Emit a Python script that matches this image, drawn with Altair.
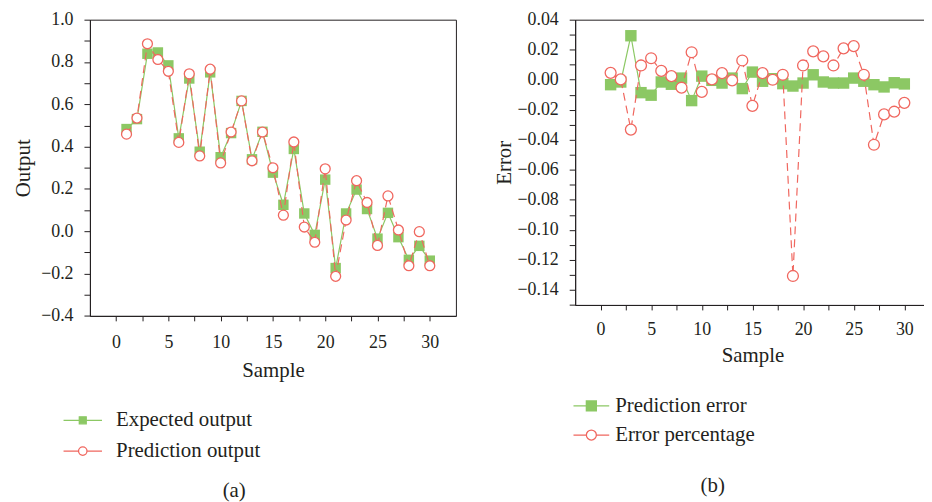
import altair as alt
import pandas as pd

# ---------------- data ----------------
samples = list(range(1, 31))
expected_output = [0.483, 0.530, 0.839, 0.845, 0.784, 0.439, 0.722, 0.376, 0.751, 0.350,
                   0.464, 0.616, 0.340, 0.470, 0.277, 0.125, 0.389, 0.084, -0.017, 0.244,
                   -0.174, 0.084, 0.197, 0.105, -0.035, 0.087, -0.028, -0.135, -0.069, -0.139]
prediction_output = [0.459, 0.535, 0.886, 0.812, 0.756, 0.420, 0.744, 0.356, 0.766, 0.323,
                     0.469, 0.616, 0.333, 0.469, 0.300, 0.076, 0.422, 0.020, -0.052, 0.295,
                     -0.213, 0.053, 0.239, 0.136, -0.067, 0.167, 0.006, -0.163, -0.002, -0.163]
prediction_error = [-0.0033, -0.0015, 0.0293, -0.0086, -0.0103, -0.0015, -0.0030, 0.0011, -0.0139, 0.0024,
                    -0.0004, -0.0022, 0.0011, -0.0059, 0.0051, -0.0010, 0.0007, -0.0026, -0.0042, -0.0022,
                    0.0033, -0.0015, -0.0022, -0.0022, 0.0011, -0.0010, -0.0033, -0.0048, -0.0020, -0.0028]
error_percentage = [0.0046, 0.0002, -0.0332, 0.0095, 0.0143, 0.0059, 0.0024, -0.0053, 0.0183, -0.0081,
                    0.0002, 0.0044, -0.0004, 0.0128, -0.0174, 0.0044, 0.0000, 0.0033, -0.1307, 0.0095,
                    0.0189, 0.0156, 0.0095, 0.0209, 0.0224, 0.0033, -0.0433, -0.0231, -0.0213, -0.0154]

legend_a = ["Expected output", "Prediction output"]
legend_b = ["Prediction error", "Error percentage"]

x_ticks = [v * 2.5 for v in range(0, 13)]        # 0 .. 30
ya_ticks = [round(-0.4 + 0.1 * i, 2) for i in range(0, 15)]
yb_ticks = [round(-0.15 + 0.01 * i, 2) for i in range(0, 20)]

# ---------------- style ----------------
GREEN = "#8cc864"
RED = "#f0675f"
TEXT = "#231f20"
FONT = "Liberation Serif"

df_a = pd.DataFrame({"Sample": samples, "expected": expected_output, "predicted": prediction_output})
df_b = pd.DataFrame({"Sample": samples, "perr": prediction_error, "epct": error_percentage})


def panel(df, f1, f2, xdom, ydom, yticks, yfmt, ylabel_expr, ytitle, names, w, h,
          sq_size, ci_size, legend_x, legend_y, sym_size, half_sq, rad,
          label_offset, row_pad, caption, cap_dx, cap_off, ytitle_pad, xlab_pad, xtitle_pad):
    xs = alt.Scale(domain=xdom, nice=False, zero=False)
    ys = alt.Scale(domain=ydom, nice=False, zero=False)
    x_axis = alt.Axis(orient="bottom", values=x_ticks, format=".0f",
                      labelExpr="datum.value % 5 === 0 ? datum.label : ''",
                      tickSize=5, labelPadding=xlab_pad, title="Sample", titlePadding=xtitle_pad,
                      grid=False)
    y_axis = alt.Axis(orient="left", values=yticks, format=yfmt, labelExpr=ylabel_expr,
                      tickSize=6, labelPadding=11, title=ytitle, titlePadding=ytitle_pad,
                      grid=False)

    base = alt.Chart(df)
    # every layer carries the same axis definition, so the shared axes merge cleanly
    line1 = base.mark_line(color=GREEN, strokeWidth=1.2).encode(
        x=alt.X("Sample:Q", scale=xs, axis=x_axis),
        y=alt.Y(f"{f1}:Q", scale=ys, axis=y_axis),
    )
    pts1 = base.mark_point(shape="square", filled=True, color=GREEN, size=sq_size, opacity=1).encode(
        x=alt.X("Sample:Q", scale=xs, axis=x_axis),
        y=alt.Y(f"{f1}:Q", scale=ys, axis=y_axis),
    )
    line2 = base.mark_line(color=RED, strokeWidth=1.2, strokeDash=[8, 5]).encode(
        x=alt.X("Sample:Q", scale=xs, axis=x_axis),
        y=alt.Y(f"{f2}:Q", scale=ys, axis=y_axis),
    )
    pts2 = base.mark_point(shape="circle", filled=True, fill="white", stroke=RED, strokeWidth=1.3,
                           size=ci_size, opacity=1).encode(
        x=alt.X("Sample:Q", scale=xs, axis=x_axis),
        y=alt.Y(f"{f2}:Q", scale=ys, axis=y_axis),
    )
    s = half_sq
    r = rad
    path_sq = f"M-1,0H-{s}M{s},0H1M-{s},-{s}H{s}V{s}H-{s}Z"
    path_ci = f"M-1,0H-{r}M{r},0H1M{r},0A{r},{r},0,1,1,-{r},0A{r},{r},0,1,1,{r},0Z"
    leg = alt.Legend(orient="none", legendX=legend_x, legendY=legend_y, title=None,
                     symbolSize=sym_size, symbolStrokeWidth=1.3, labelFont=FONT,
                     labelFontSize=21, labelColor=TEXT, labelOffset=label_offset,
                     rowPadding=row_pad, padding=0)
    legend_layer = base.mark_point(filled=True, opacity=1).encode(
        shape=alt.Shape("series:N", scale=alt.Scale(domain=names, range=[path_sq, path_ci]), legend=leg),
        fill=alt.Fill("series:N", scale=alt.Scale(domain=names, range=[GREEN, "white"]), legend=leg),
        stroke=alt.Stroke("series:N", scale=alt.Scale(domain=names, range=[GREEN, RED]), legend=leg),
    ).transform_filter("datum.Sample > 1000")

    view = alt.ViewBackground(stroke=TEXT, strokeWidth=1)
    ch = alt.layer(line1, pts1, line2, pts2, legend_layer).properties(
        width=w, height=h, view=view,
        title=alt.TitleParams(caption, orient="bottom", fontSize=21, font=FONT, fontWeight="normal",
                              color=TEXT, offset=cap_off, dx=cap_dx),
    )
    return ch


WA, HA = 368.6, 298.3
WB, HB = 357, 287.3

left = panel(df_a, "expected", "predicted", [-2.5, 32.5], [-0.4, 1.0], ya_ticks, ".1f",
             "abs(round(datum.value*10)) % 2 === 0 ? datum.label : ''",
             "Output", legend_a, WA, HA, 110, 100, -27.7, 383, 1500, 0.18, 0.22,
             13, 0, "(a)", -39, 19, 7, 13, 8)
# right panel: its right edge runs past the page edge, as in the reference
right = panel(df_b, "perr", "epct", [-2.5, 32.5], [-0.15, 0.04], yb_ticks, ".2f",
              "abs(round(datum.value*100)) % 2 === 0 ? datum.label : ''",
              "Error", legend_b, WB, HB, 132, 121, -2.7, 370, 1296, 0.28, 0.28,
              5, 0.3, "(b)", -40, 30, 2, 11, 6)

chart = alt.hconcat(left, right, spacing=119.7, bounds="flush").resolve_scale(
    x="independent", y="independent", shape="independent", fill="independent", stroke="independent"
).properties(
    padding={"left": 3.5, "top": 0, "right": -7, "bottom": 0},
    background="white",
).configure_axis(
    labelFont=FONT, titleFont=FONT, labelFontSize=18, titleFontSize=21, titleFontWeight="normal",
    labelColor=TEXT, titleColor=TEXT, domainColor=TEXT, tickColor=TEXT,
    domainWidth=1, tickWidth=1,
)

chart.save("out.html", embed_options={"renderer": "svg", "actions": False})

[TASK PROMPT]: Starting with the first line of the data above and ending with the line containing "yb_ticks = [round(-0.15", please restate every line exactly, leaving images out.

[RESULT BELOW]:
Emit a Python script that matches this image, drawn with Altair.
import altair as alt
import pandas as pd

# ---------------- data ----------------
samples = list(range(1, 31))
expected_output = [0.483, 0.530, 0.839, 0.845, 0.784, 0.439, 0.722, 0.376, 0.751, 0.350,
                   0.464, 0.616, 0.340, 0.470, 0.277, 0.125, 0.389, 0.084, -0.017, 0.244,
                   -0.174, 0.084, 0.197, 0.105, -0.035, 0.087, -0.028, -0.135, -0.069, -0.139]
prediction_output = [0.459, 0.535, 0.886, 0.812, 0.756, 0.420, 0.744, 0.356, 0.766, 0.323,
                     0.469, 0.616, 0.333, 0.469, 0.300, 0.076, 0.422, 0.020, -0.052, 0.295,
                     -0.213, 0.053, 0.239, 0.136, -0.067, 0.167, 0.006, -0.163, -0.002, -0.163]
prediction_error = [-0.0033, -0.0015, 0.0293, -0.0086, -0.0103, -0.0015, -0.0030, 0.0011, -0.0139, 0.0024,
                    -0.0004, -0.0022, 0.0011, -0.0059, 0.0051, -0.0010, 0.0007, -0.0026, -0.0042, -0.0022,
                    0.0033, -0.0015, -0.0022, -0.0022, 0.0011, -0.0010, -0.0033, -0.0048, -0.0020, -0.0028]
error_percentage = [0.0046, 0.0002, -0.0332, 0.0095, 0.0143, 0.0059, 0.0024, -0.0053, 0.0183, -0.0081,
                    0.0002, 0.0044, -0.0004, 0.0128, -0.0174, 0.0044, 0.0000, 0.0033, -0.1307, 0.0095,
                    0.0189, 0.0156, 0.0095, 0.0209, 0.0224, 0.0033, -0.0433, -0.0231, -0.0213, -0.0154]

legend_a = ["Expected output", "Prediction output"]
legend_b = ["Prediction error", "Error percentage"]

x_ticks = [v * 2.5 for v in range(0, 13)]        # 0 .. 30
ya_ticks = [round(-0.4 + 0.1 * i, 2) for i in range(0, 15)]
yb_ticks = [round(-0.15 + 0.01 * i, 2) for i in range(0, 20)]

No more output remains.